## Brief
Retype exactly what runs from the first line of the data to the line with "from matplotlib.patches import Rectangle", keeping both of those lines and skipping pictures.

## Raw data
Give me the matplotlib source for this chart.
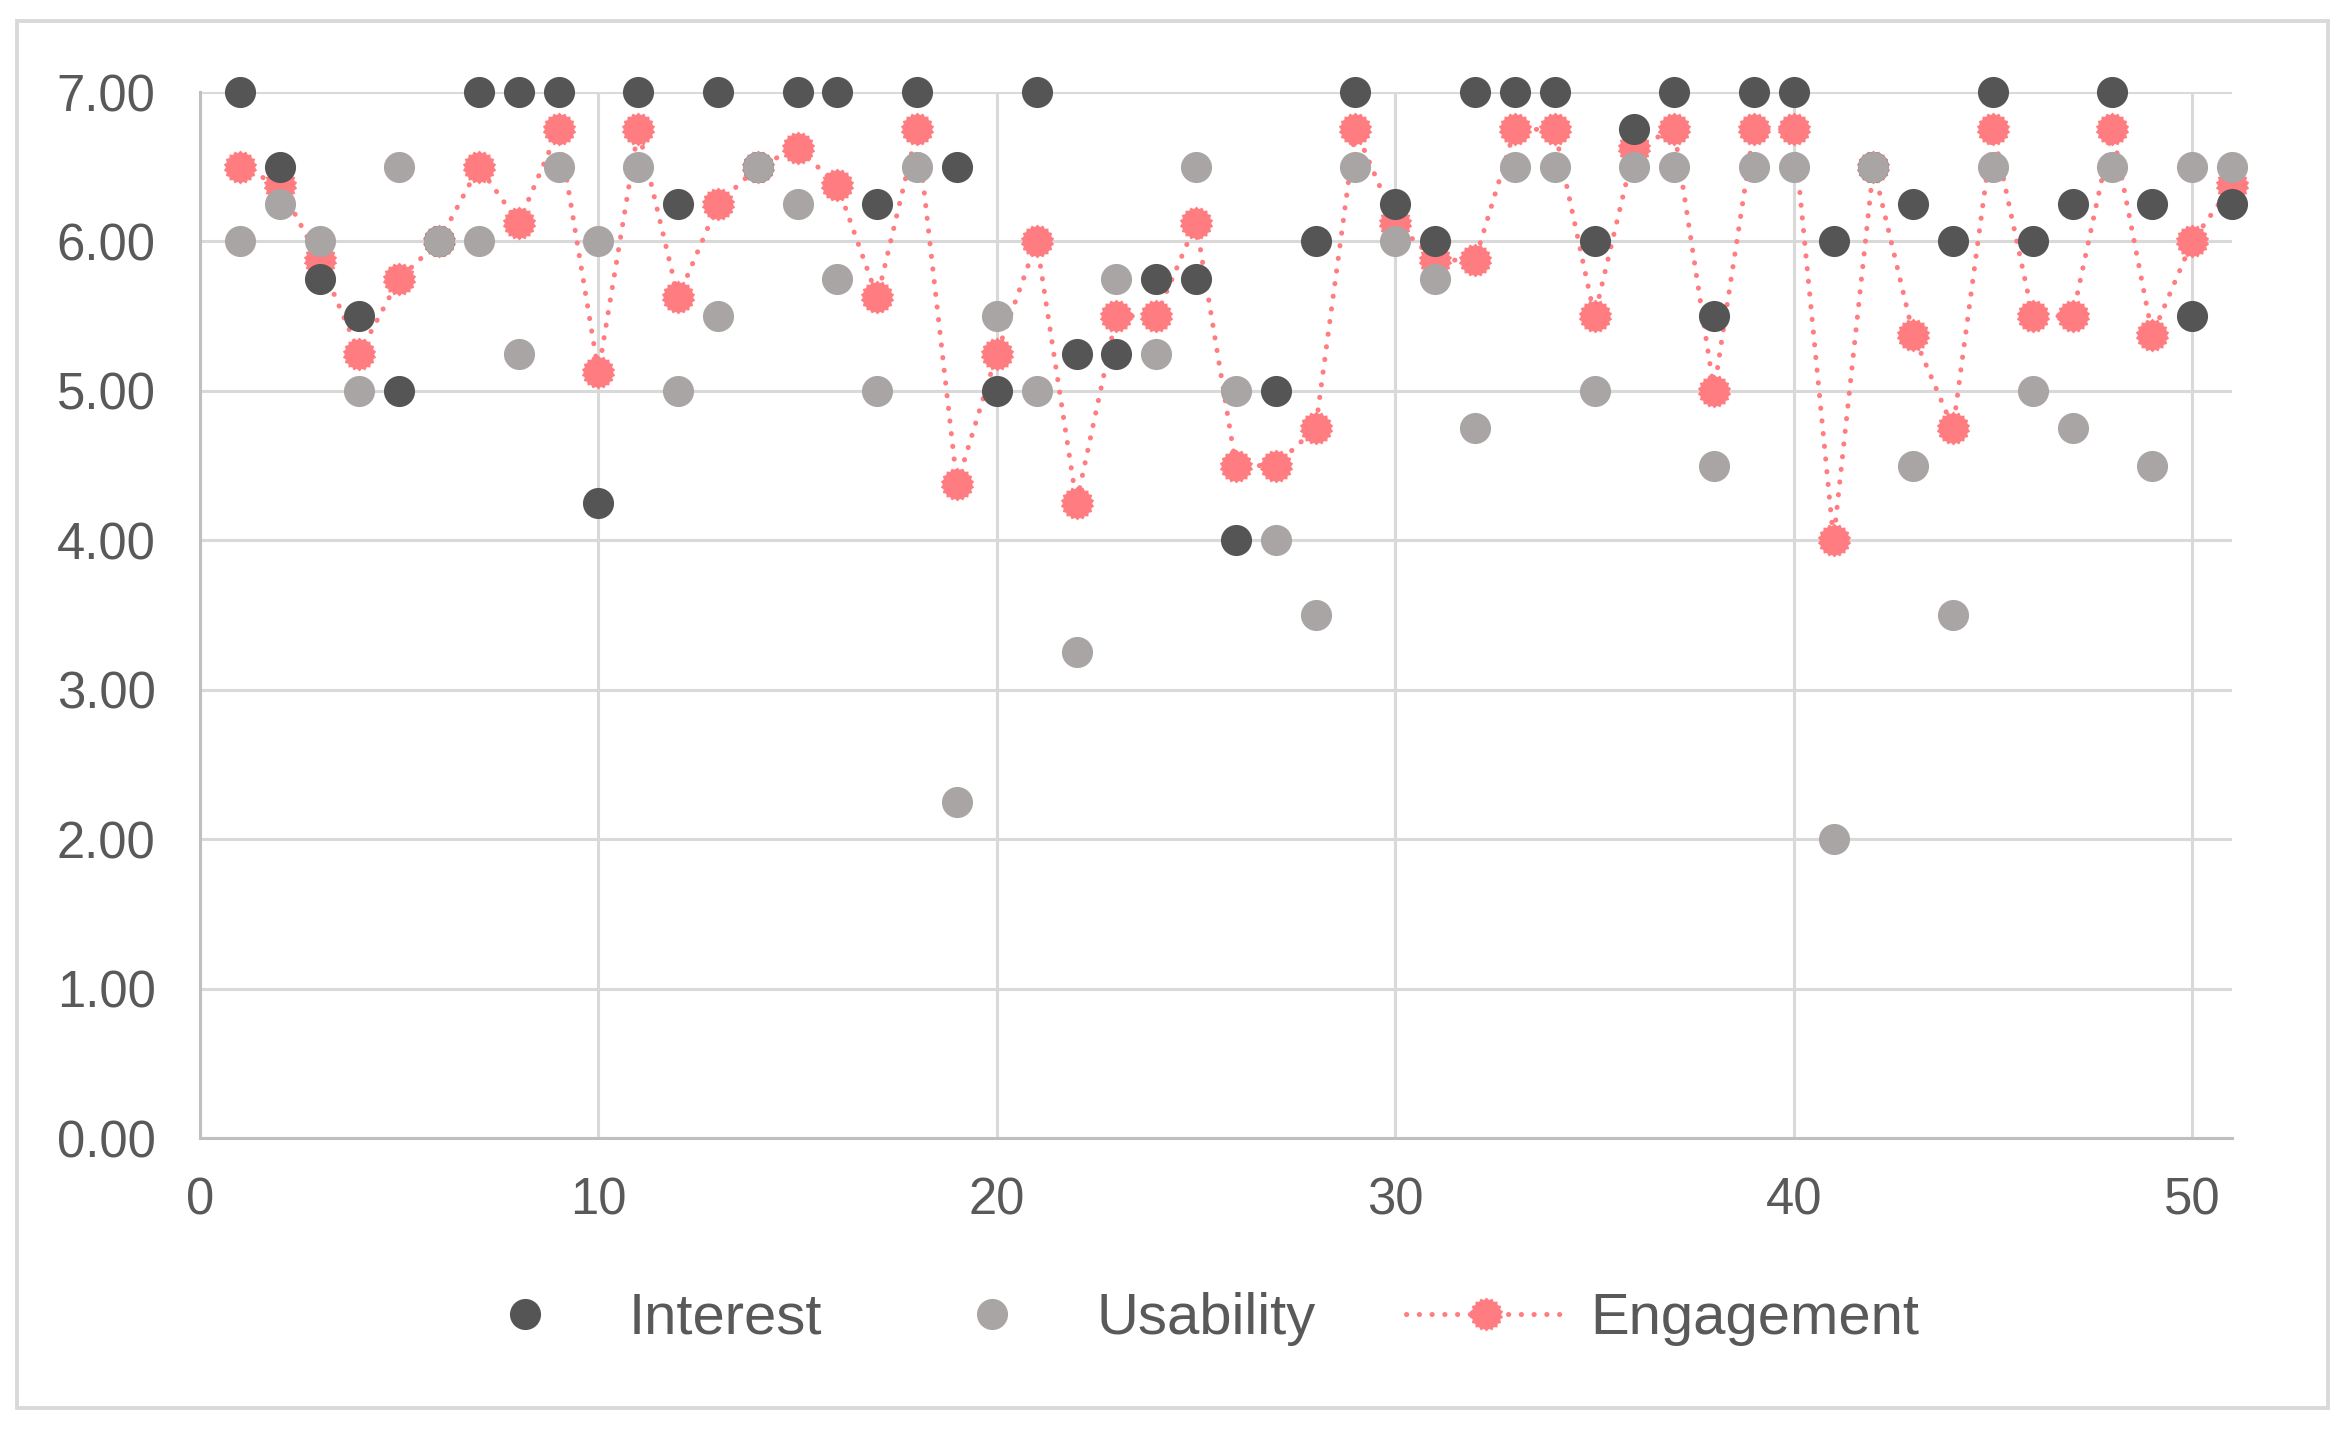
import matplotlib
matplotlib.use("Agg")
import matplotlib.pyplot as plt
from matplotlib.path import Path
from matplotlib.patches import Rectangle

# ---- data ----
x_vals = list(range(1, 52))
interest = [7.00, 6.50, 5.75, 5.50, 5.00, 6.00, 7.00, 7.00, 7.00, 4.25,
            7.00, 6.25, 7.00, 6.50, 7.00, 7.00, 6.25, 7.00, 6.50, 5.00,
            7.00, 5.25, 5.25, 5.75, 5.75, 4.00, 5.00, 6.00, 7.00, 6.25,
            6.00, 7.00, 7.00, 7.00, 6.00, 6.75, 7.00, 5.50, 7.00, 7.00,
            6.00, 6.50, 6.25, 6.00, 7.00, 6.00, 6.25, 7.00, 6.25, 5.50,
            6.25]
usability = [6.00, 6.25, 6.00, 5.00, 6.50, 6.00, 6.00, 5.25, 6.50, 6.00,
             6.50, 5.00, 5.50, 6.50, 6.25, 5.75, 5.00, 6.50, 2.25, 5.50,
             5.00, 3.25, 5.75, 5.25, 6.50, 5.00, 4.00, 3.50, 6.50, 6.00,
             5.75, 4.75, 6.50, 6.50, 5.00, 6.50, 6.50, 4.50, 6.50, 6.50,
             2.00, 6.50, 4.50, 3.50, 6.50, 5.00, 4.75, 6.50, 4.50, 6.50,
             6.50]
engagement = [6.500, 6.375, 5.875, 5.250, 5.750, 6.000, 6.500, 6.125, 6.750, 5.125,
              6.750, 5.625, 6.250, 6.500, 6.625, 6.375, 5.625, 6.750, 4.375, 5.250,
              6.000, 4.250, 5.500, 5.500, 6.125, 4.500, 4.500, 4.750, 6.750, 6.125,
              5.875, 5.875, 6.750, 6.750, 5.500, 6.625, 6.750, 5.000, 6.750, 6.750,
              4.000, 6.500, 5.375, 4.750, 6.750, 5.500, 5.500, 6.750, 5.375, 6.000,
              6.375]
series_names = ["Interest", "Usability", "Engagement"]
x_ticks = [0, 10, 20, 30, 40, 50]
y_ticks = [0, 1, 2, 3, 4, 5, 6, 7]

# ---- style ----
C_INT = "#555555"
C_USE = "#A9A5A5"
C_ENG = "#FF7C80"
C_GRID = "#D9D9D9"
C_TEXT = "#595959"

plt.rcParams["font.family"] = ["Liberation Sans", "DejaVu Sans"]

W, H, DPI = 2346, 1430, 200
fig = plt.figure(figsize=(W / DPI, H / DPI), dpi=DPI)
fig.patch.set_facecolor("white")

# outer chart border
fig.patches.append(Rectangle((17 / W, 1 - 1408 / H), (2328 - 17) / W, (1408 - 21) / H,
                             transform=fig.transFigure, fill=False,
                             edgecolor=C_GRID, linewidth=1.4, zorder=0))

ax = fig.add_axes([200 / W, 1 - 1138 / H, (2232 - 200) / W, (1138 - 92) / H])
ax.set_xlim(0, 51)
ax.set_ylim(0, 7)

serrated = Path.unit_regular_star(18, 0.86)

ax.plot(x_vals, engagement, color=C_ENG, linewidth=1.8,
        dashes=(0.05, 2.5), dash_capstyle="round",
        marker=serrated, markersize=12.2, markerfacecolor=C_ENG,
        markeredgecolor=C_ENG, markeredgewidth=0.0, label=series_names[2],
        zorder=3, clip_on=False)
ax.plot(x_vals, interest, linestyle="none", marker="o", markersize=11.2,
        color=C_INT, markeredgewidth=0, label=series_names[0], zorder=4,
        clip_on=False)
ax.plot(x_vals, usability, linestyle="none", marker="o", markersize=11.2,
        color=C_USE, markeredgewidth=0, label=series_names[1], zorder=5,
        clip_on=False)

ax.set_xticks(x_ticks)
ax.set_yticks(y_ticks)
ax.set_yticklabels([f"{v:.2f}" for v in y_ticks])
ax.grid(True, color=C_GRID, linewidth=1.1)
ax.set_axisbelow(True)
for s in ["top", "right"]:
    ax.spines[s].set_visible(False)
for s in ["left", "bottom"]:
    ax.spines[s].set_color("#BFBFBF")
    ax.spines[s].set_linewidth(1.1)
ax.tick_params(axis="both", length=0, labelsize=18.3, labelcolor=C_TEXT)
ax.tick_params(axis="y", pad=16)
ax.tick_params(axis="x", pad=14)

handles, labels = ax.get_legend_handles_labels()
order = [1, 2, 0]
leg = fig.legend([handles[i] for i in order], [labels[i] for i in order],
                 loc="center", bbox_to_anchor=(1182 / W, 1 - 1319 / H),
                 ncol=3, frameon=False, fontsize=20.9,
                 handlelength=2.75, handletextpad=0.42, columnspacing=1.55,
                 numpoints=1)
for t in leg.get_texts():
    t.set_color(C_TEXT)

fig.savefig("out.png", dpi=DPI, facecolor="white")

## Written answer
Give me the matplotlib source for this chart.
import matplotlib
matplotlib.use("Agg")
import matplotlib.pyplot as plt
from matplotlib.path import Path
from matplotlib.patches import Rectangle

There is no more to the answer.